| Job |
Copy out all lines that hold "React".

| Source material |
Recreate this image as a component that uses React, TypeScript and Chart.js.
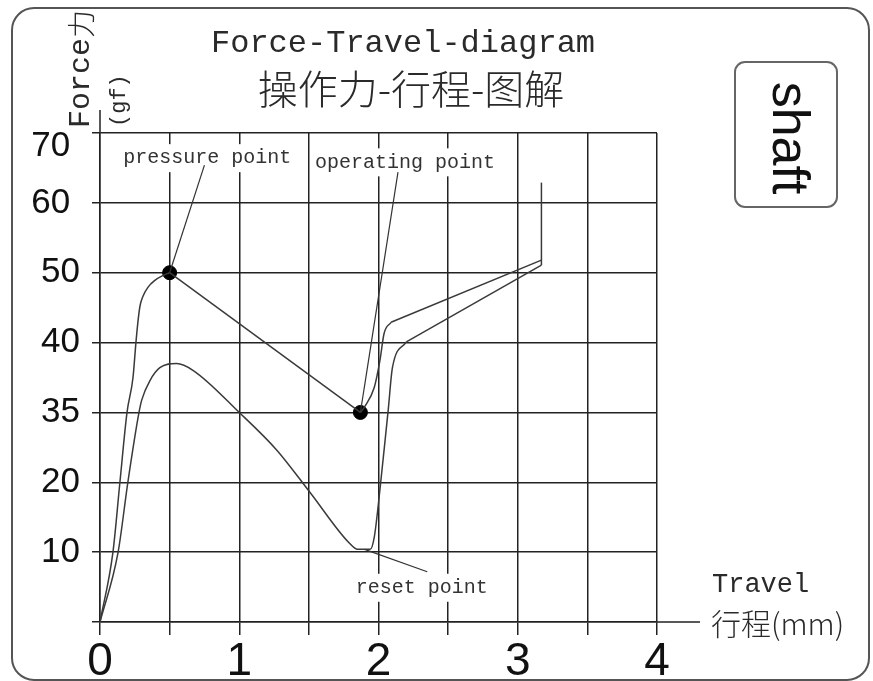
import React, { useEffect, useRef } from "react";
import { Chart, registerables } from "chart.js";

Chart.register(...registerables);

// Force levels shown on the y axis (equally spaced grid lines)
const forceLevels = [0, 10, 20, 35, 40, 50, 60, 70];
const travelLabels = ["0", "1", "2", "3", "4"];

// Press (downstroke) curve, part 1: origin -> pressure point
const riseTravel = [0, 0.093, 0.143, 0.194, 0.237, 0.258, 0.272, 0.287, 0.308, 0.344, 0.394, 0.452, 0.5];
const riseForce = [0, 10, 20, 35, 37.5, 40, 42.9, 45.2, 46.6, 47.9, 48.9, 49.6, 50];
// part 2: pressure point -> operating point (straight)
const dropTravel = [0.5, 1.87];
const dropForce = [50, 35];
// part 3: operating point -> knee
const pushTravel = [1.87, 1.9, 1.97, 2.01, 2.04, 2.09];
const pushForce = [35, 35.4, 36.8, 38.7, 41.3, 42.9];
// part 4: knee -> end of travel (straight)
const pushEndTravel = [2.09, 3.17];
const pushEndForce = [42.9, 51.8];
// end stop (vertical)
const stopTravel = [3.17, 3.17];
const stopForce = [51.1, 62.9];

// Release (upstroke) curve, from origin to knee
const releaseTravel = [0, 0.13, 0.2, 0.28, 0.3, 0.36, 0.43, 0.55, 0.67, 1.0, 1.27, 1.51, 1.79, 1.85, 1.94, 1.97, 2.01, 2.06, 2.07, 2.1, 2.2];
const releaseForce = [0, 10, 20, 35, 35.9, 37.3, 38.2, 38.5, 38.0, 35.0, 26.9, 18.5, 11.3, 10.4, 10.4, 12.2, 18.9, 32.7, 35.2, 38.2, 40.1];
// knee -> end of travel (straight)
const releaseEndTravel = [2.2, 3.17];
const releaseEndForce = [40.1, 51.1];

// Marked points
const pointNames = ["pressure point", "operating point", "reset point"];
const pointTravel = [0.5, 1.87, 1.9];
const pointForce = [50, 35, 10.4];
const leaderEndTravel = [0.75, 2.14, 2.35];
const leaderEndForce = [65.4, 64.4, 7.2];
const labelTravel = [0.77, 2.19, 2.31];
const labelForce = [66.4, 65.8, 4.9];

function toIdx(v: number): number {
  for (let i = 0; i < forceLevels.length - 1; i++) {
    const a = forceLevels[i], b = forceLevels[i + 1];
    if (v <= b || i === forceLevels.length - 2) {
      return i + (v - a) / (b - a);
    }
  }
  return 0;
}

const pts = (xs: number[], ys: number[]) => xs.map((x, i) => ({ x, y: toIdx(ys[i]) }));

const LINE = "#3a3a3a";
const GRID = "#222";

function curve(label: string, xs: number[], ys: number[], smooth: boolean) {
  return {
    label,
    data: pts(xs, ys),
    borderColor: LINE,
    borderWidth: 1.5,
    pointRadius: 0,
    showLine: true,
    fill: false,
    tension: smooth ? 0.4 : 0,
    cubicInterpolationMode: smooth ? "monotone" : "default",
  };
}

export default function App() {
  const ref = useRef<HTMLCanvasElement | null>(null);
  useEffect(() => {
    if (!ref.current) return;
    const extras = {
      id: "extras",
      beforeDatasetsDraw(chart: any) {
        const { ctx, scales } = chart;
        ctx.save();
        ctx.font = '20px "Liberation Mono"';
        ctx.fillStyle = "#fff";
        pointNames.forEach((t, i) => {
          const x = scales.x.getPixelForValue(labelTravel[i]);
          const y = scales.y.getPixelForValue(toIdx(labelForce[i]));
          const w = ctx.measureText(t).width;
          ctx.fillRect(x - w / 2 - 2, y - 14, w + 4, 28);
        });
        ctx.restore();
      },
      afterDatasetsDraw(chart: any) {
        const { ctx, scales } = chart;
        ctx.save();
        // axis extensions
        ctx.strokeStyle = GRID;
        ctx.lineWidth = 1.5;
        const x0 = scales.x.getPixelForValue(0);
        const x4 = scales.x.getPixelForValue(4);
        const y0 = scales.y.getPixelForValue(0);
        const y7 = scales.y.getPixelForValue(7);
        ctx.beginPath();
        ctx.moveTo(x4, y0);
        ctx.lineTo(x4 + 43, y0);
        ctx.moveTo(x0, y7);
        ctx.lineTo(x0, y7 - 23);
        ctx.stroke();

        // annotation texts
        ctx.fillStyle = "#333";
        ctx.font = '20px "Liberation Mono"';
        ctx.textAlign = "center";
        ctx.textBaseline = "middle";
        pointNames.forEach((t, i) => {
          const x = scales.x.getPixelForValue(labelTravel[i]);
          const y = scales.y.getPixelForValue(toIdx(labelForce[i]));
          ctx.fillText(t, x, y);
        });

        // outer border
        ctx.strokeStyle = "#555";
        ctx.lineWidth = 2;
        ctx.beginPath();
        ctx.roundRect(12, 8, 857, 672, 22);
        ctx.stroke();

        // title
        ctx.fillStyle = "#2a2a2a";
        ctx.textAlign = "center";
        ctx.textBaseline = "alphabetic";
        ctx.font = '32px "Liberation Mono"';
        ctx.fillText("Force-Travel-diagram", 403, 52);
        ctx.textBaseline = "middle";
        ctx.font = '300 40px "Noto Sans CJK SC"';
        ctx.fillText("操作力-行程-图解", 411, 89);

        // y axis title
        ctx.save();
        ctx.translate(81, 128);
        ctx.rotate(-Math.PI / 2);
        ctx.textAlign = "left";
        ctx.textBaseline = "middle";
        ctx.font = '30px "Liberation Mono"';
        ctx.fillText("Force", 0, 0);
        const fw = ctx.measureText("Force").width;
        ctx.font = '300 28px "Noto Sans CJK SC"';
        ctx.fillText("力", fw, 0);
        ctx.restore();
        ctx.save();
        ctx.translate(119, 127);
        ctx.rotate(-Math.PI / 2);
        ctx.textAlign = "left";
        ctx.textBaseline = "middle";
        ctx.font = '22px "Liberation Mono"';
        ctx.fillText("(gf)", 0, 0);
        ctx.restore();

        // x axis title
        ctx.textAlign = "left";
        ctx.textBaseline = "alphabetic";
        ctx.font = '27px "Liberation Mono"';
        ctx.fillText("Travel", 712, 592);
        ctx.textBaseline = "middle";
        ctx.font = '300 30px "Noto Sans CJK SC"';
        ctx.fillText("行程(mm)", 711, 624);

        // shaft box
        ctx.strokeStyle = "#666";
        ctx.lineWidth = 2;
        ctx.beginPath();
        ctx.roundRect(735, 62, 102, 145, 10);
        ctx.stroke();
        ctx.save();
        ctx.translate(787, 138);
        ctx.rotate(Math.PI / 2);
        ctx.textAlign = "center";
        ctx.textBaseline = "middle";
        ctx.fillStyle = "#111";
        ctx.font = '52px "Liberation Sans"';
        ctx.fillText("shaft", 0, 0);
        ctx.restore();

        ctx.restore();
      },
    };

    const leaders = pointNames.map((n, i) => ({
      label: n + " leader",
      data: pts([pointTravel[i], leaderEndTravel[i]], [pointForce[i], leaderEndForce[i]]),
      borderColor: "#333",
      borderWidth: 1.2,
      pointRadius: 0,
      showLine: true,
      fill: false,
    }));

    const chart = new Chart(ref.current, {
      type: "scatter",
      data: {
        datasets: [
          curve("press rise", riseTravel, riseForce, true),
          curve("press drop", dropTravel, dropForce, false),
          curve("press push", pushTravel, pushForce, true),
          curve("press end", pushEndTravel, pushEndForce, false),
          curve("end stop", stopTravel, stopForce, false),
          curve("release", releaseTravel, releaseForce, true),
          curve("release end", releaseEndTravel, releaseEndForce, false),
          ...leaders,
          {
            label: "points",
            data: pts(pointTravel.slice(0, 2), pointForce.slice(0, 2)),
            backgroundColor: "#000",
            borderColor: "#000",
            pointRadius: 7,
            showLine: false,
          },
        ] as any,
      },
      options: {
        responsive: false,
        animation: false,
        layout: { padding: { left: 0, top: 133, right: 216, bottom: 0 } },
        plugins: { legend: { display: false }, tooltip: { enabled: false }, title: { display: false } },
        scales: {
          x: {
            type: "linear",
            min: 0,
            max: 4,
            afterFit: (s: any) => { s.height = 59; },
            ticks: {
              stepSize: 0.5,
              autoSkip: false,
              maxRotation: 0,
              padding: 0,
              color: "#111",
              font: { family: "Liberation Sans", size: 46 },
              callback: (v: any) => (Number.isInteger(v) ? travelLabels[v] : ""),
            },
            grid: { color: GRID, lineWidth: 1.5, tickLength: 13 },
            border: { color: GRID, width: 1.5 },
          },
          y: {
            type: "linear",
            min: 0,
            max: 7,
            afterFit: (s: any) => { s.width = 100; },
            ticks: {
              stepSize: 1,
              autoSkip: false,
              padding: 12,
              color: "#111",
              font: { family: "Liberation Sans", size: 35, lineHeight: 0.76 },
              callback: (v: any) => {
                if (!(v > 0 && Number.isInteger(v))) return "";
                const t = String(forceLevels[v]);
                if (v === 7) return ["", t + " "];
                if (v === 6) return t + " ";
                return t;
              },
            },
            grid: { color: GRID, lineWidth: 1.5, tickLength: 8 },
            border: { color: GRID, width: 1.5 },
          },
        },
      },
      plugins: [extras],
    });
    return () => chart.destroy();
  }, []);

  return (
    <div style={{ position: "fixed", left: 0, top: 0, width: 873, height: 681, background: "#fff" }}>
      <canvas ref={ref} width={873} height={681} style={{ display: "block" }} />
    </div>
  );
}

| Answer to the exercise |
Recreate this image as a component that uses React, TypeScript and Chart.js.
import React, { useEffect, useRef } from "react";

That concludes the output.